Source code of charts
_ _ _ _

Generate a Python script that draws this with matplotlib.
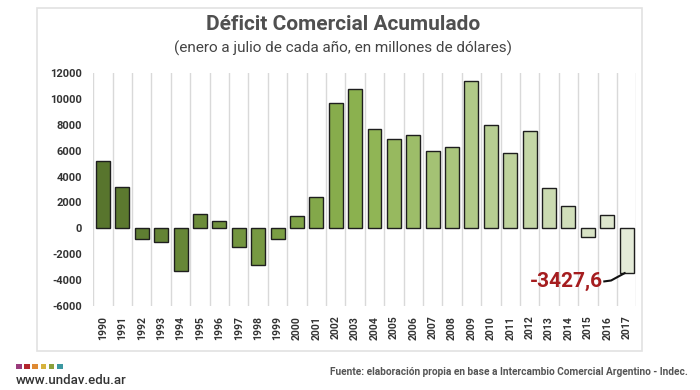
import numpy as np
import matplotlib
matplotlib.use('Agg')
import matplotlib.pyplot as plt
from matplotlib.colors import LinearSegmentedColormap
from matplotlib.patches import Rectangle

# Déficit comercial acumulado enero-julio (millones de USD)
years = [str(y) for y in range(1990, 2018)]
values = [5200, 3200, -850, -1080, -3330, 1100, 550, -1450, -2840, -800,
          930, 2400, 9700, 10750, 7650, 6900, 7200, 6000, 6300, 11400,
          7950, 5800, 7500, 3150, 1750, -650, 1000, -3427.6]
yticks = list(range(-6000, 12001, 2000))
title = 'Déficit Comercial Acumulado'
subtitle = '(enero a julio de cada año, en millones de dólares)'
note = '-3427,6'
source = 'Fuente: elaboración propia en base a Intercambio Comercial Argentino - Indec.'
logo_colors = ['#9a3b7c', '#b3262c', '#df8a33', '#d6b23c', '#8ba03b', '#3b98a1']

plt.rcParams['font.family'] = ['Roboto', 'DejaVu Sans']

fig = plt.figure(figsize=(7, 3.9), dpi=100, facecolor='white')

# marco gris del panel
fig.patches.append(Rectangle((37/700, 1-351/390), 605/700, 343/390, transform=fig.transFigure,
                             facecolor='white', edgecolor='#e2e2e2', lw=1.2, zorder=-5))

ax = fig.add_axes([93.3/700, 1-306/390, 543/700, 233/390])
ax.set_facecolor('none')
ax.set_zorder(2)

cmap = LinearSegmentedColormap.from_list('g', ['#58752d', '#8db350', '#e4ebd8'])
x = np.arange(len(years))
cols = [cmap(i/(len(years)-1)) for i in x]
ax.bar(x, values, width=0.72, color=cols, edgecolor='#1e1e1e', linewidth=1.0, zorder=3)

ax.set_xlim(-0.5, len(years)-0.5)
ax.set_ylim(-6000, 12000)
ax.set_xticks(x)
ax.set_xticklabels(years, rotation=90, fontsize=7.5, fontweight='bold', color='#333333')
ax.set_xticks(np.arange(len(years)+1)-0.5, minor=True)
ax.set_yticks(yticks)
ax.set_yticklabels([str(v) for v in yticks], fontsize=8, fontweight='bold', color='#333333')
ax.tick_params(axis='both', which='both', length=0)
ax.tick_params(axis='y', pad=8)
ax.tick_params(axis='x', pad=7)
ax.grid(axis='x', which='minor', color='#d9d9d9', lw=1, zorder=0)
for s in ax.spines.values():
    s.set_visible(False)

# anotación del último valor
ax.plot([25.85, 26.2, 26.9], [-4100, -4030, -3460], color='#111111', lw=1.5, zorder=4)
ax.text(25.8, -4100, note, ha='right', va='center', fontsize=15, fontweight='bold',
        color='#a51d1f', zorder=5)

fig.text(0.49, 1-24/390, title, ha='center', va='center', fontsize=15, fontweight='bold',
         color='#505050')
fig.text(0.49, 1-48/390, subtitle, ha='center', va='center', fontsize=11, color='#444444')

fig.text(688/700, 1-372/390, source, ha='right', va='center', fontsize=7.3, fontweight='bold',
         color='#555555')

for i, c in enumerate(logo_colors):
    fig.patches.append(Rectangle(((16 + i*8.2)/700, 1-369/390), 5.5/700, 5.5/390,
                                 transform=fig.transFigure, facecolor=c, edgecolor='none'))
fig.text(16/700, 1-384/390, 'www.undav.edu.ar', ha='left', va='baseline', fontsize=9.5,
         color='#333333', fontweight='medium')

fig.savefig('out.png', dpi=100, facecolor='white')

_ _ _ _

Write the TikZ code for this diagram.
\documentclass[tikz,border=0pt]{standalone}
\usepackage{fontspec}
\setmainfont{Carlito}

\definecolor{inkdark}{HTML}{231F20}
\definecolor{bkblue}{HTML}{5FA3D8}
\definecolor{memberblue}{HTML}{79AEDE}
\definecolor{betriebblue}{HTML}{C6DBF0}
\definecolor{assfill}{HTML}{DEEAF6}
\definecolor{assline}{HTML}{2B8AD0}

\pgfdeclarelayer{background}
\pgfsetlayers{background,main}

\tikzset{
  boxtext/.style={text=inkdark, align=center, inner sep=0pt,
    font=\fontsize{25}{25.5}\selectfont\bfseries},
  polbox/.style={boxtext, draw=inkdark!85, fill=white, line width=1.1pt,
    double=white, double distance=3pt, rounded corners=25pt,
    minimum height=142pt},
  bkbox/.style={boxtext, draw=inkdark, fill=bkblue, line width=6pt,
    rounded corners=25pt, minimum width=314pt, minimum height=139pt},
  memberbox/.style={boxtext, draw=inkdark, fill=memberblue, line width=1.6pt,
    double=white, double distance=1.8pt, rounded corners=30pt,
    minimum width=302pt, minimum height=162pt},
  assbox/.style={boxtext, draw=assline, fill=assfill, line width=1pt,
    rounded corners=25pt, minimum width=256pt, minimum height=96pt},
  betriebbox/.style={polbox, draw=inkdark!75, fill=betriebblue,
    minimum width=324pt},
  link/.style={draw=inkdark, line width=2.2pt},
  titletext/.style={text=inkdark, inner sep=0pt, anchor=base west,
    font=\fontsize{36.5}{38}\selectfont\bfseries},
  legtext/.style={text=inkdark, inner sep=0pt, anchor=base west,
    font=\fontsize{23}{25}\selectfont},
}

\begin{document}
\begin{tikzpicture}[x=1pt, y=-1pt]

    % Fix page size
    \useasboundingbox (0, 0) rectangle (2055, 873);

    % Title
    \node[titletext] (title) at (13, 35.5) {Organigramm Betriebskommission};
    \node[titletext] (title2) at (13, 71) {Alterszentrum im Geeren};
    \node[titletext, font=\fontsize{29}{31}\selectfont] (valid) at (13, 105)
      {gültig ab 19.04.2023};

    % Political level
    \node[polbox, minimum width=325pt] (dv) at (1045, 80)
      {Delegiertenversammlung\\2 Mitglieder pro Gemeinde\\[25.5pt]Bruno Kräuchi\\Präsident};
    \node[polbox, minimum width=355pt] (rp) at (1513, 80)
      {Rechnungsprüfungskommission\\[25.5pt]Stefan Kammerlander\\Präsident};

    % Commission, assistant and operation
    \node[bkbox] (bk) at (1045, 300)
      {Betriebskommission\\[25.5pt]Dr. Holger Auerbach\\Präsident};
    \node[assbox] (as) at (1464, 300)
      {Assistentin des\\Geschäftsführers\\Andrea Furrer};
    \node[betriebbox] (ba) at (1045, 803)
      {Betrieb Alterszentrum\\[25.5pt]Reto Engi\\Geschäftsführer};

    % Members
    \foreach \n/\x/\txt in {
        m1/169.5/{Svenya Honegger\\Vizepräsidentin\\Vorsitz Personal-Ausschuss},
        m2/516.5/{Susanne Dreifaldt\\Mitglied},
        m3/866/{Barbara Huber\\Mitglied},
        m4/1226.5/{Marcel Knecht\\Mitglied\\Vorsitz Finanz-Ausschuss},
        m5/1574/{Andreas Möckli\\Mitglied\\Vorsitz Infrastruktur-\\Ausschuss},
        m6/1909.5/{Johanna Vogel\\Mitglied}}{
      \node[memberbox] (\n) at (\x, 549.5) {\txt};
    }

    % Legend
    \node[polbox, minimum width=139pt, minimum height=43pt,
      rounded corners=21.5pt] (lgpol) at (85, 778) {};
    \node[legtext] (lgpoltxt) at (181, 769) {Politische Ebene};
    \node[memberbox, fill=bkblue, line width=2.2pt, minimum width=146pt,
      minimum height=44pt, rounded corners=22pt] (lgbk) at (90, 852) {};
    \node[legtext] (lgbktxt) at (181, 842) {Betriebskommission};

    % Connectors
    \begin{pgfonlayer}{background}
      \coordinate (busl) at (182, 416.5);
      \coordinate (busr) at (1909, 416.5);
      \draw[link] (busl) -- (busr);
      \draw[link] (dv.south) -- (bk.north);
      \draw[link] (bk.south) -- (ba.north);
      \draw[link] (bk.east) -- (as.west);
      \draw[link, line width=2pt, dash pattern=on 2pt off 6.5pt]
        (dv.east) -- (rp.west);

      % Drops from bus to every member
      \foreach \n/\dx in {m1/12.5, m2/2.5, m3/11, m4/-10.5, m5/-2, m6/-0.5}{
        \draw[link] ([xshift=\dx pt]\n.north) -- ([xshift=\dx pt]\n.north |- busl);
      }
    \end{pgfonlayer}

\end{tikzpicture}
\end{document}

_ _ _ _

What needs to be done
Keep to the stretch from the line containing "Generate a Python" through the line containing "edgecolor='#1e1e1e', linewidth=1.0, zorder=3)", both ends included, and copy it exactly from the listing above, minus the pictures.

Response below
Generate a Python script that draws this with matplotlib.
import numpy as np
import matplotlib
matplotlib.use('Agg')
import matplotlib.pyplot as plt
from matplotlib.colors import LinearSegmentedColormap
from matplotlib.patches import Rectangle

# Déficit comercial acumulado enero-julio (millones de USD)
years = [str(y) for y in range(1990, 2018)]
values = [5200, 3200, -850, -1080, -3330, 1100, 550, -1450, -2840, -800,
          930, 2400, 9700, 10750, 7650, 6900, 7200, 6000, 6300, 11400,
          7950, 5800, 7500, 3150, 1750, -650, 1000, -3427.6]
yticks = list(range(-6000, 12001, 2000))
title = 'Déficit Comercial Acumulado'
subtitle = '(enero a julio de cada año, en millones de dólares)'
note = '-3427,6'
source = 'Fuente: elaboración propia en base a Intercambio Comercial Argentino - Indec.'
logo_colors = ['#9a3b7c', '#b3262c', '#df8a33', '#d6b23c', '#8ba03b', '#3b98a1']

plt.rcParams['font.family'] = ['Roboto', 'DejaVu Sans']

fig = plt.figure(figsize=(7, 3.9), dpi=100, facecolor='white')

# marco gris del panel
fig.patches.append(Rectangle((37/700, 1-351/390), 605/700, 343/390, transform=fig.transFigure,
                             facecolor='white', edgecolor='#e2e2e2', lw=1.2, zorder=-5))

ax = fig.add_axes([93.3/700, 1-306/390, 543/700, 233/390])
ax.set_facecolor('none')
ax.set_zorder(2)

cmap = LinearSegmentedColormap.from_list('g', ['#58752d', '#8db350', '#e4ebd8'])
x = np.arange(len(years))
cols = [cmap(i/(len(years)-1)) for i in x]
ax.bar(x, values, width=0.72, color=cols, edgecolor='#1e1e1e', linewidth=1.0, zorder=3)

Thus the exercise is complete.